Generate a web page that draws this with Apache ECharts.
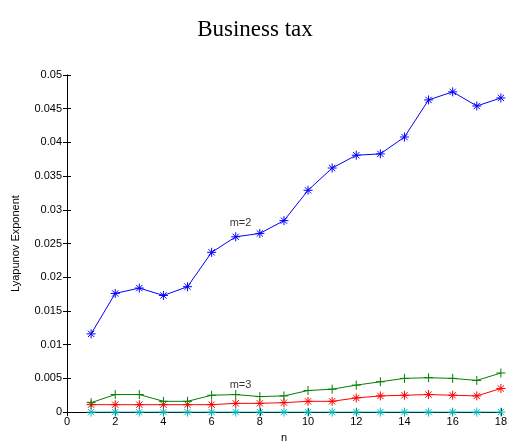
<!DOCTYPE html>
<html><head><meta charset="utf-8">
<script src="https://cdn.jsdelivr.net/npm/echarts@6/dist/echarts.min.js"></script>
<style>html,body{margin:0;padding:0;background:#fff}#c{width:510px;height:448px}</style>
</head><body><div id="c"></div>
<script>
const nValues = [1,2,3,4,5,6,7,8,9,10,11,12,13,14,15,16,17,18];
const m2 = [0.0116,0.0176,0.0184,0.0173,0.0186,0.0237,0.0260,0.0265,0.0284,0.0329,0.0362,0.0381,0.0383,0.0408,0.0463,0.0475,0.0454,0.0466];
const m3 = [0.0014,0.0026,0.0026,0.0016,0.0016,0.0025,0.0026,0.0023,0.0024,0.0032,0.0034,0.0040,0.0045,0.0050,0.0051,0.0050,0.0047,0.0058];
const m4 = [0.0011,0.0011,0.0011,0.0011,0.0011,0.0011,0.0013,0.0013,0.0014,0.0016,0.0016,0.0021,0.0024,0.0025,0.0026,0.0025,0.0024,0.0035];
const m5 = [0,0,0,0,0,0,0,0,0,0,0,0,0,0,0,0,0,0];
const xTicks = [0,2,4,6,8,10,12,14,16,18];
const yTicks = [0,0.005,0.01,0.015,0.02,0.025,0.03,0.035,0.04,0.045,0.05];
const labels = [{text:'m=2', x:7.2, y:0.0280},{text:'m=3', x:7.2, y:0.0040}];

const star = 'path://M0,-10L0,10M-10,0L10,0M-7,-7L7,7M-7,7L7,-7';
const plus = 'path://M0,-10L0,10M-10,0L10,0';
function pairs(arr){ return arr.map((v,i)=>[nValues[i], v]); }
function ser(name, data, color, symbol){
  return {name, type:'line', data:pairs(data), symbol, symbolSize:9,
    lineStyle:{color, width:1}, itemStyle:{color:'none', borderColor:color, borderWidth:1},
    emphasis:{disabled:true}, animation:false, z:3};
}
const chart = echarts.init(document.getElementById('c'));
const font = 'Liberation Sans, Arial, sans-serif';
const grid = {left:67, right:8, top:75, bottom:30};
chart.setOption({
  animation:false,
  title:{text:'Business tax', left:'center', top:13, textStyle:{fontFamily:'Liberation Serif, Times New Roman, serif', fontSize:23, fontWeight:'normal', color:'#000'}},
  grid,
  xAxis:[{type:'value', min:0, max:18, interval:2, position:'bottom',
    axisLine:{show:true, lineStyle:{color:'#000', width:1}},
    axisTick:{show:true, inside:true, length:4, lineStyle:{color:'#000'}},
    axisLabel:{color:'#000', fontFamily:font, fontSize:11, margin:4},
    splitLine:{show:false},
    name:'n', nameLocation:'middle', nameGap:16, nameTextStyle:{color:'#000', fontFamily:font, fontSize:11}},
   {type:'value', min:0, max:18, interval:2, position:'top',
    axisLine:{show:true, lineStyle:{color:'#000', width:1}},
    axisTick:{show:true, inside:true, length:4, lineStyle:{color:'#000'}},
    axisLabel:{show:false}, splitLine:{show:false}}],
  yAxis:[{type:'value', min:0, max:0.05, interval:0.005, position:'left',
    axisLine:{show:true, lineStyle:{color:'#000', width:1}},
    axisTick:{show:true, inside:true, length:4, lineStyle:{color:'#000'}},
    axisLabel:{color:'#000', fontFamily:font, fontSize:11, margin:5, formatter:v=>String(+v.toFixed(3))},
    splitLine:{show:false},
    name:'Lyapunov Exponent', nameLocation:'middle', nameGap:46, nameRotate:90, nameTextStyle:{color:'#000', fontFamily:font, fontSize:11}},
   {type:'value', min:0, max:0.05, interval:0.005, position:'right',
    axisLine:{show:true, lineStyle:{color:'#000', width:1}},
    axisTick:{show:true, inside:true, length:4, lineStyle:{color:'#000'}},
    axisLabel:{show:false}, splitLine:{show:false}}],
  series:[
    ser('m=5', m5, '#00bfbf', star),
    ser('m=4', m4, '#ff0000', star),
    ser('m=3', m3, '#008000', plus),
    ser('m=2', m2, '#0000ff', star),
    {type:'scatter', data:labels.map(l=>({value:[l.x,l.y], name:l.text})), symbolSize:0, silent:true,
     label:{show:true, formatter:p=>p.name, position:'inside', color:'#000', fontFamily:font, fontSize:11}}
  ]
});
</script></body></html>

> **Work to complete**
Restate the whole listing above exactly, please, omitting every image.

> **Response**
Generate a web page that draws this with Apache ECharts.
<!DOCTYPE html>
<html><head><meta charset="utf-8">
<script src="https://cdn.jsdelivr.net/npm/echarts@6/dist/echarts.min.js"></script>
<style>html,body{margin:0;padding:0;background:#fff}#c{width:510px;height:448px}</style>
</head><body><div id="c"></div>
<script>
const nValues = [1,2,3,4,5,6,7,8,9,10,11,12,13,14,15,16,17,18];
const m2 = [0.0116,0.0176,0.0184,0.0173,0.0186,0.0237,0.0260,0.0265,0.0284,0.0329,0.0362,0.0381,0.0383,0.0408,0.0463,0.0475,0.0454,0.0466];
const m3 = [0.0014,0.0026,0.0026,0.0016,0.0016,0.0025,0.0026,0.0023,0.0024,0.0032,0.0034,0.0040,0.0045,0.0050,0.0051,0.0050,0.0047,0.0058];
const m4 = [0.0011,0.0011,0.0011,0.0011,0.0011,0.0011,0.0013,0.0013,0.0014,0.0016,0.0016,0.0021,0.0024,0.0025,0.0026,0.0025,0.0024,0.0035];
const m5 = [0,0,0,0,0,0,0,0,0,0,0,0,0,0,0,0,0,0];
const xTicks = [0,2,4,6,8,10,12,14,16,18];
const yTicks = [0,0.005,0.01,0.015,0.02,0.025,0.03,0.035,0.04,0.045,0.05];
const labels = [{text:'m=2', x:7.2, y:0.0280},{text:'m=3', x:7.2, y:0.0040}];

const star = 'path://M0,-10L0,10M-10,0L10,0M-7,-7L7,7M-7,7L7,-7';
const plus = 'path://M0,-10L0,10M-10,0L10,0';
function pairs(arr){ return arr.map((v,i)=>[nValues[i], v]); }
function ser(name, data, color, symbol){
  return {name, type:'line', data:pairs(data), symbol, symbolSize:9,
    lineStyle:{color, width:1}, itemStyle:{color:'none', borderColor:color, borderWidth:1},
    emphasis:{disabled:true}, animation:false, z:3};
}
const chart = echarts.init(document.getElementById('c'));
const font = 'Liberation Sans, Arial, sans-serif';
const grid = {left:67, right:8, top:75, bottom:30};
chart.setOption({
  animation:false,
  title:{text:'Business tax', left:'center', top:13, textStyle:{fontFamily:'Liberation Serif, Times New Roman, serif', fontSize:23, fontWeight:'normal', color:'#000'}},
  grid,
  xAxis:[{type:'value', min:0, max:18, interval:2, position:'bottom',
    axisLine:{show:true, lineStyle:{color:'#000', width:1}},
    axisTick:{show:true, inside:true, length:4, lineStyle:{color:'#000'}},
    axisLabel:{color:'#000', fontFamily:font, fontSize:11, margin:4},
    splitLine:{show:false},
    name:'n', nameLocation:'middle', nameGap:16, nameTextStyle:{color:'#000', fontFamily:font, fontSize:11}},
   {type:'value', min:0, max:18, interval:2, position:'top',
    axisLine:{show:true, lineStyle:{color:'#000', width:1}},
    axisTick:{show:true, inside:true, length:4, lineStyle:{color:'#000'}},
    axisLabel:{show:false}, splitLine:{show:false}}],
  yAxis:[{type:'value', min:0, max:0.05, interval:0.005, position:'left',
    axisLine:{show:true, lineStyle:{color:'#000', width:1}},
    axisTick:{show:true, inside:true, length:4, lineStyle:{color:'#000'}},
    axisLabel:{color:'#000', fontFamily:font, fontSize:11, margin:5, formatter:v=>String(+v.toFixed(3))},
    splitLine:{show:false},
    name:'Lyapunov Exponent', nameLocation:'middle', nameGap:46, nameRotate:90, nameTextStyle:{color:'#000', fontFamily:font, fontSize:11}},
   {type:'value', min:0, max:0.05, interval:0.005, position:'right',
    axisLine:{show:true, lineStyle:{color:'#000', width:1}},
    axisTick:{show:true, inside:true, length:4, lineStyle:{color:'#000'}},
    axisLabel:{show:false}, splitLine:{show:false}}],
  series:[
    ser('m=5', m5, '#00bfbf', star),
    ser('m=4', m4, '#ff0000', star),
    ser('m=3', m3, '#008000', plus),
    ser('m=2', m2, '#0000ff', star),
    {type:'scatter', data:labels.map(l=>({value:[l.x,l.y], name:l.text})), symbolSize:0, silent:true,
     label:{show:true, formatter:p=>p.name, position:'inside', color:'#000', fontFamily:font, fontSize:11}}
  ]
});
</script></body></html>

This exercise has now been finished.